Pero si ahora, investidos de sabiduría y conciencia, de poder y de energía, de certeza y compasión, de intención y de persistencia, entráramos en las marañas oscuras a salvarlo con nuestro traje de guerrero o de amazona, si entráramos en los laberintos internos a rescatar a ese niño que fuimos, quizá tendríamos que pelear con algunos dragones, algunos demonios y algunos minotauros que lo retenían y asustaban. Y tendremos que matarlos y matarnos un poco e integrarlos. Lo que nos sorprenderá saber, con la espada desenvainada ahora y ya triunfante, es que esos dragones tan temibles -que también eran en parte, nosotros- sólo asustan a los niños, no a los adultos, no al capitán, no a la cazadora, no a la chamana rescatadora que somos ahora.

Imagina, pues, a tu niño encerrado hasta ahora viendo cómo tú mismo o tú misma como un mago apareces entre las tinieblas a rescatarle tras haber derribado las puertas, rotos los candados y haciendo huir a los carceleros. Y desde los ojos del niño, entre las rejas de los antiguos dolores ya en fuga, ves el poder y la sabiduría reconocida que te viene a buscar para abrazarte y jugar contigo. Y reconoces ese poder,  lo reconoces como propio, ves desde el niño que sus ojos son tus ojos y que el niño que eres es el niño que viene.  Y te llega la euforia infantil de saberte querido y valorado, comprendido y estimado, acompañado y animado. Por fin.
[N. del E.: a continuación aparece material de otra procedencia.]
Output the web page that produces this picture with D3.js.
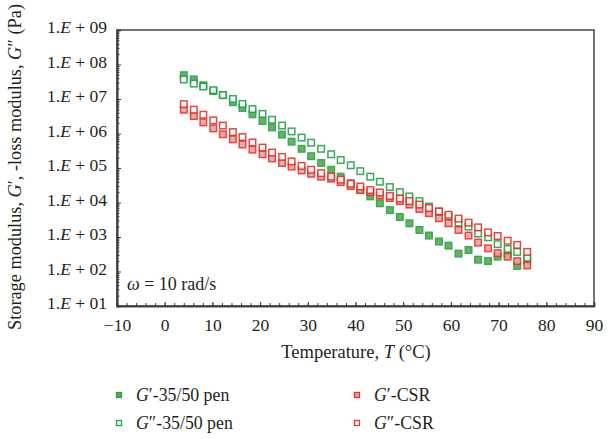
<!DOCTYPE html>
<html lang="en">
<head>
  <meta charset="UTF-8">
  <title>Storage and loss modulus vs temperature</title>
  <script src="https://d3js.org/d3.v7.min.js"></script>
  <style>
    body { margin: 0; background: #fff; font-family: "Liberation Serif", serif; }
    svg text { fill: #231f20; font-family: "Liberation Serif", serif; }
    .frame { fill: none; stroke: #3a3a3a; stroke-width: 1.4; }
  </style>
</head>
<body>
<svg width="611" height="439"></svg>

<script>
  // temperatures (°C) of the sweep
  const temps = [4, 6.1, 8.1, 10.2, 12.2, 14.3, 16.3, 18.4, 20.5, 22.5, 24.6, 26.6,
                 28.7, 30.7, 32.8, 34.9, 36.9, 39, 41, 43.1, 45.1, 47.2, 49.3, 51.3,
                 53.4, 55.4, 57.5, 59.5, 61.6, 63.7, 65.7, 67.8, 69.8, 71.9, 73.9, 76];

  // moduli in Pa
  const gp_pen = [4.9e7, 3.7e7, 2.5e7, 1.7e7, 1.3e7, 8.1e6, 5.5e6, 3.6e6, 2.3e6, 1.5e6, 9.3e5, 5.8e5,
                  3.6e5, 2.2e5, 1.4e5, 8.9e4, 5.6e4, 3.6e4, 2.3e4, 1.5e4, 9.5e3, 6.0e3, 3.8e3, 2.5e3,
                  1.6e3, 1.1e3, 740, 560, 330, 420, 220, 200, 270, 320, 145, 210];
  const gpp_pen = [3.7e7, 2.8e7, 2.3e7, 1.8e7, 1.3e7, 1.0e7, 7.2e6, 5.1e6, 3.7e6, 2.5e6, 1.7e6, 1.15e6,
                   7.6e5, 5.4e5, 3.6e5, 2.5e5, 1.7e5, 1.2e5, 8.1e4, 5.6e4, 4.0e4, 2.8e4, 2.0e4, 1.5e4,
                   1.1e4, 7.6e3, 5.5e3, 3.9e3, 2.6e3, 2.0e3, 1.26e3, 980, 620, 450, 370, 250];
  const gp_csr = [4.9e6, 3.2e6, 2.1e6, 1.4e6, 9.5e5, 6.8e5, 4.8e5, 3.4e5, 2.5e5, 1.9e5, 1.4e5, 1.1e5,
                  8.5e4, 6.8e4, 5.6e4, 4.9e4, 3.9e4, 3.0e4, 2.3e4, 2.0e4, 1.6e4, 1.35e4, 1.1e4, 8.7e3,
                  6.5e3, 4.9e3, 3.5e3, 2.5e3, 1.6e3, 1.1e3, 690, 470, 340, 270, 200, 150];
  const gpp_csr = [7.1e6, 4.9e6, 3.5e6, 2.4e6, 1.7e6, 1.1e6, 7.9e5, 5.5e5, 3.9e5, 2.8e5, 2.1e5, 1.55e5,
                   1.15e5, 8.9e4, 7.1e4, 5.6e4, 4.6e4, 3.5e4, 2.9e4, 2.3e4, 1.95e4, 1.55e4, 1.3e4, 1.1e4,
                   8.7e3, 6.9e3, 5.5e3, 4.4e3, 3.4e3, 2.6e3, 1.9e3, 1.35e3, 1.07e3, 780, 590, 370];

  const xTicks = [-10, 0, 10, 20, 30, 40, 50, 60, 70, 80, 90];
  const yTicks = [1e1, 1e2, 1e3, 1e4, 1e5, 1e6, 1e7, 1e8, 1e9];

  const series = [
    {name: "\u2032-35/50 pen", data: gp_pen,  stroke: "#25a04b", fill: "#5aab46"},
    {name: "\u2033-35/50 pen", data: gpp_pen, stroke: "#25a04b", fill: "#ffffff"},
    {name: "\u2032-CSR",       data: gp_csr,  stroke: "#e5332c", fill: "#eba3a0"},
    {name: "\u2033-CSR",       data: gpp_csr, stroke: "#e5332c", fill: "#ffffff"}
  ];

  const svg = d3.select("svg"),
        plotL = 117, plotR = 594, plotT = 30, plotB = 306;

  const x = d3.scaleLinear().domain([-10, 90]).range([plotL, plotR]);
  const y = d3.scaleLog().domain([1e1, 1e9]).range([plotB, plotT]);

  // frame
  svg.append("rect").attr("class", "frame")
    .attr("x", plotL).attr("y", plotT)
    .attr("width", plotR - plotL).attr("height", plotB - plotT);

  // x axis, ticks inward
  const xMinor = d3.range(-10, 91, 2);
  const gx = svg.append("g").attr("transform", `translate(0,${plotB})`);
  gx.call(d3.axisBottom(x).tickValues(xMinor).tickSize(-3).tickFormat(""));
  gx.append("g").call(d3.axisBottom(x).tickValues(xTicks).tickSize(-4).tickPadding(13)
      .tickFormat(d => d < 0 ? "\u2212" + Math.abs(d) : d));
  gx.selectAll("path.domain").attr("stroke", "#3a3a3a").attr("stroke-width", 1.4);
  gx.selectAll("line").attr("stroke", "#3a3a3a");
  gx.selectAll("text").attr("font-size", 17.5).attr("fill", "#231f20")
    .attr("font-family", "Liberation Serif, serif");

  // y axis, log, ticks inward
  const yMinor = [];
  for (let e = 1; e < 9; e++) for (let m = 2; m < 10; m++) yMinor.push(m * Math.pow(10, e));
  const gy = svg.append("g").attr("transform", `translate(${plotL},0)`);
  gy.call(d3.axisLeft(y).tickValues(yMinor).tickSize(-2.5).tickFormat(""));
  gy.append("g").call(d3.axisLeft(y).tickValues(yTicks).tickSize(-4).tickFormat(""));
  gy.selectAll("path.domain").attr("stroke", "#3a3a3a").attr("stroke-width", 1.6);
  gy.selectAll("line").attr("stroke", "#3a3a3a");

  // tick labels "1.E + 0n"
  svg.append("g").selectAll("text")
    .data(yTicks)
    .join("text")
      .attr("x", plotL - 10)
      .attr("y", d => y(d) + 3)
      .attr("text-anchor", "end")
      .attr("font-size", 17.5)
      .each(function(d) {
        const t = d3.select(this);
        const e = Math.round(Math.log10(d));
        t.append("tspan").text("1.");
        t.append("tspan").attr("font-style", "italic").text("E");
        t.append("tspan").text(" + " + String(e).padStart(2, "0"));
      });

  // markers
  const size = 6.5;
  series.forEach(s => {
    svg.append("g").selectAll("rect")
      .data(s.data.map((v, i) => [temps[i], v]))
      .join("rect")
        .attr("x", d => x(d[0]) - size / 2)
        .attr("y", d => y(d[1]) - size / 2)
        .attr("width", size)
        .attr("height", size)
        .attr("fill", s.fill)
        .attr("stroke", s.stroke)
        .attr("stroke-width", 1.5)
        .attr("opacity", 0.9);
  });

  // annotation
  const om = svg.append("text").attr("x", 127).attr("y", 290).attr("font-size", 18);
  om.append("tspan").attr("font-style", "italic").text("\u03c9");
  om.append("tspan").text(" = 10 rad/s");

  // axis titles
  const xt = svg.append("text").attr("x", 356).attr("y", 358)
    .attr("text-anchor", "middle").attr("font-size", 18.5);
  xt.append("tspan").text("Temperature, ");
  xt.append("tspan").attr("font-style", "italic").text("T");
  xt.append("tspan").text(" (\u00b0C)");

  const yt = svg.append("text")
    .attr("transform", "translate(21,167) rotate(-90)")
    .attr("text-anchor", "middle").attr("font-size", 18.3);
  yt.append("tspan").text("Storage modulus, ");
  yt.append("tspan").attr("font-style", "italic").text("G");
  yt.append("tspan").text("\u2032, -loss modulus, ");
  yt.append("tspan").attr("font-style", "italic").text("G");
  yt.append("tspan").text("\u2033 (Pa)");

  // legend
  const legPos = [[119, 395], [119, 423], [357, 395], [357, 423]];
  series.forEach((s, i) => {
    const [lx, ly] = legPos[i];
    svg.append("rect")
      .attr("x", lx - 2.5).attr("y", ly - 2.5)
      .attr("width", 5).attr("height", 5)
      .attr("fill", s.fill).attr("stroke", s.stroke).attr("stroke-width", 1.3);
    const t = svg.append("text").attr("x", lx + 17).attr("y", ly + 6).attr("font-size", 17.8);
    t.append("tspan").attr("font-style", "italic").text("G");
    t.append("tspan").text(s.name);
  });
</script>
</body>
</html>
Entonces, y sólo entonces, podrás recuperar tu alma antigua de niño y traerla de vuelta al mundo del ahora. Y con ella, llegarán de nuevo todas las características infantiles de un niño sano que perdiste por no haber sido tratado como el dios que eras. En esa catarata de cualidades que podrás sentir de nuevo viene navegando la curiosidad por la vida, la fe innata en que todo acabará bien, la valentía que proporciona la autoestima, la resistencia que nos da la ilusión, la capacidad de estar bien si estás explorando solo y la de estar bien si estás compartiendo en grupo. Se recupera entonces la libertad de ser, de nuevo, espontáneo y creativo, de poder sentir sin miedo cualquier cosa, de estar otra vez orientado hacia el ahora y hacia el placer y unificado con la vida y con el entorno.  Entonces recuperamos la esperanza y la voluntad, que son las características innatas de un niño sano. Todo eso podrá ser nuestro de nuevo porque es lo que somos, lo que siempre fuimos, lo que siempre podremos ser.

Uno tiene que elegir entre ir al rescate del tesoro de la vida o abandonar al niño y envejecer por dentro.

Todos los dolores del mundo están provocados porque no tratamos a los niños como a Dios.